BLOG: The Roots of Unitarianism

A summary of a lesson offered in a Unitarian Universalist Association workshop

Before setting its roots in Humanism, the First Unitarian Society of Minneapolis was founded on a legacy of Unitarianism.

Unitarian Christianity was the talk of a title by William Ellery Channing (1780-1842) — also known as the Baltimore Sermon — on May 5, 1819. Orthodox and liberal factions had been debating after the liberal-minded Henry Ware was elected in 1805 to the Hollis Professorship of Divinity at Harvard College, which was the training ground for New England ministers.

Some of the points of contention:

  • Some churches had been moving toward a unitarian notion of a singular nature of God, which contrasted with the trinitarian understanding of God as three (Father, Son, Holy Spirit).
  • Was God a benevolent and loving presence, or a wrathful God?
  • Are some saved and others damned?
  • Was Jesus divine, or human — or a little of both?
  • Were humans good and capable of distinguishing right and wrong, or depraved and captive to sin?
  • Was the Bible alone the basis for religious knowledge, or was God-given reason and conscience needed as well?

By 1812, young William Ellery Channing was the leader of the liberal voice. He talked about a benevolent God who endowed humanity with innate goodness, rationality and the ability to discern between good and evil. His infamous Baltimore sermon took place at the ordination in a new liberal church of minister Jared Sparks in 1819.
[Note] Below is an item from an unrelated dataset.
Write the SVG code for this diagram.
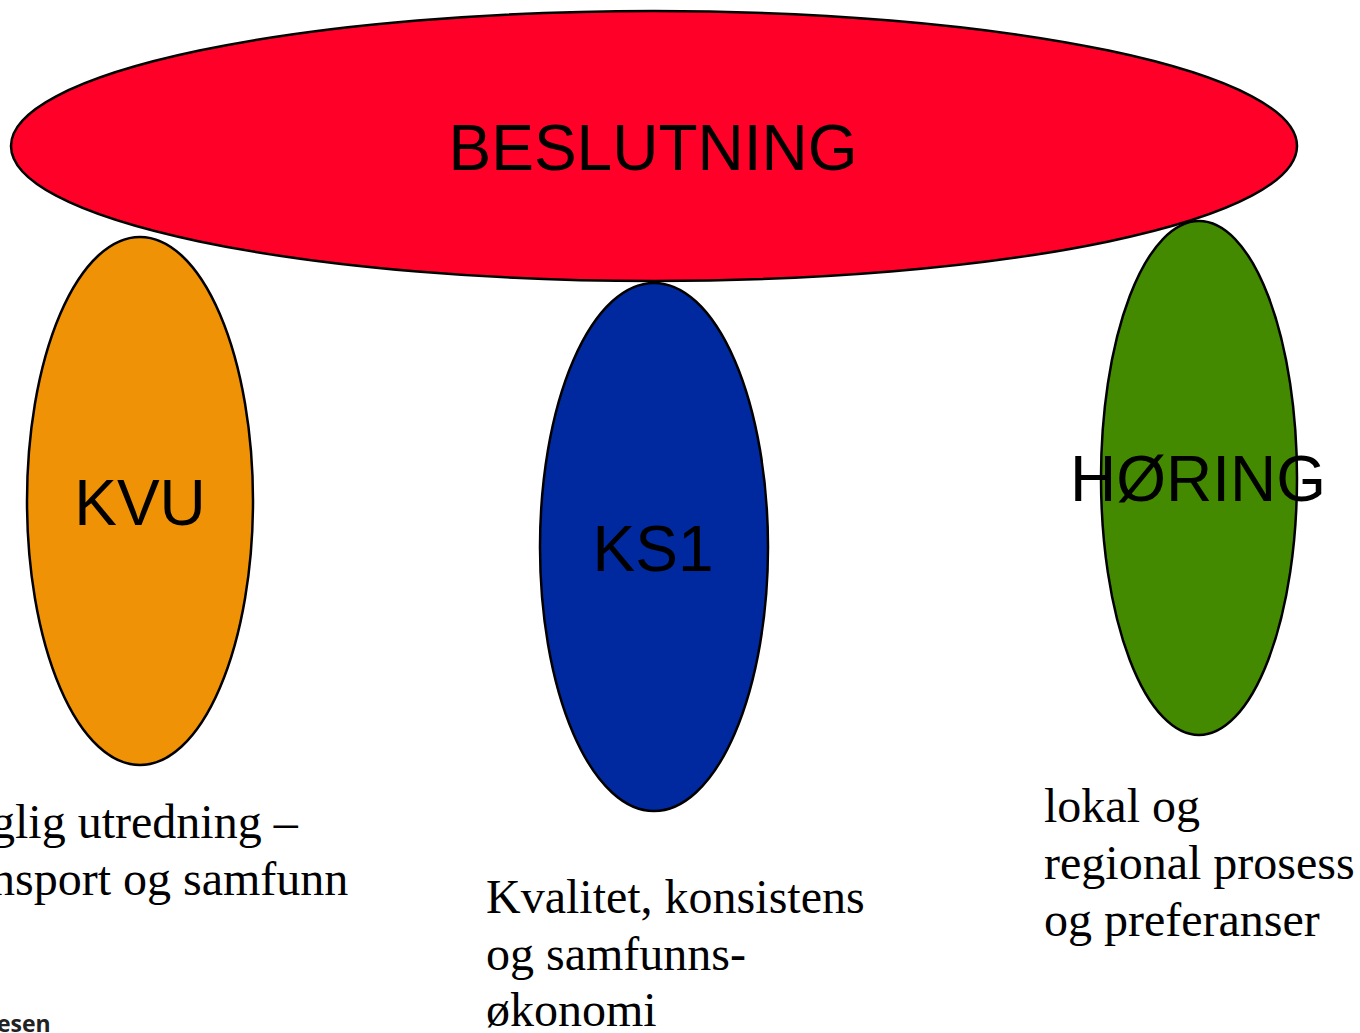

His 1.5-hour address (typical of the time) took on two tasks to place Unitarian Christianity as the leading platform, no longer in the defensive position in relation to orthodox views:

  1. Establishing reason as necessary for interpreting scripture, as an aid to revelation, and as the basis for religious belief. “Our leading principle in interpreting Scripture is this, that the Bible is a book written for men, in the language of men, and that its meaning is to be sought in the same manner as that of other books.”
  2. Laying out four reason-based conclusions of Unitarian Christians: the unity of God, Christ as fully human, the moral perfection of God, and the purpose of Jesus’ mission on earth. He rejected the idea that Jesus’ death atoned for human sin. He made the point that Christian virtue was founded in the moral nature of humans, defined by the love of God, love of Christ, and moral living.

The Baltimore sermon did not settle simmering arguments, but brought them to a boil. The controversies raged for 25 years. New England churches continued to split along theological lines. (The American Unitarian Association was established in 1825.)

Within two decades of Channing’s talk, one-quarter of Massachusetts Standing Order churches were openly Unitarian.

Related Notes

Some notable Unitarians went on to develop in 1840 as Transcendentalists, who believed in the individual’s direct experience of the divine, unity with nature, and religious duty to provide witness to social issues of the day.

  • Ralph Waldo Emerson
  • Henry David Thoreau
  • Oliver Wendell Holmes
  • Henry Wadsworth Longfellow
  • William Cullen Bryant
  • Louisa May Alcott
  • Margaret Fuller
  • prominent abolitionists
  • early supporters of women’s rights
  • social reformers in education and mental health

After the Civil War the Unitarians and Universalists followed similar paths in thinking around evolution and science. Many Unitarians developed — especially at First Unitarian Society of Minneapolis — a humanism approach, which placed human welfare solely in human hands. Universalists remained primarily Christian, but were open to insights from other world religions.

During World War II, Unitarians founded a group to aid those in European who were escaping Nazism, and eventually joined in efforts to support the establishment of the United Nations.

In 1961, the Unitarians and Universalists combined into the UUA. Within a few years, 500 UU members went to Selma and Montgomery to participate in the civil rights campaign alongside Martin Luther King Jr. (including several FUS members). Notably, two UU members were killed in that effort: Rev. James Reeb and Viola Gregg Liuzzo.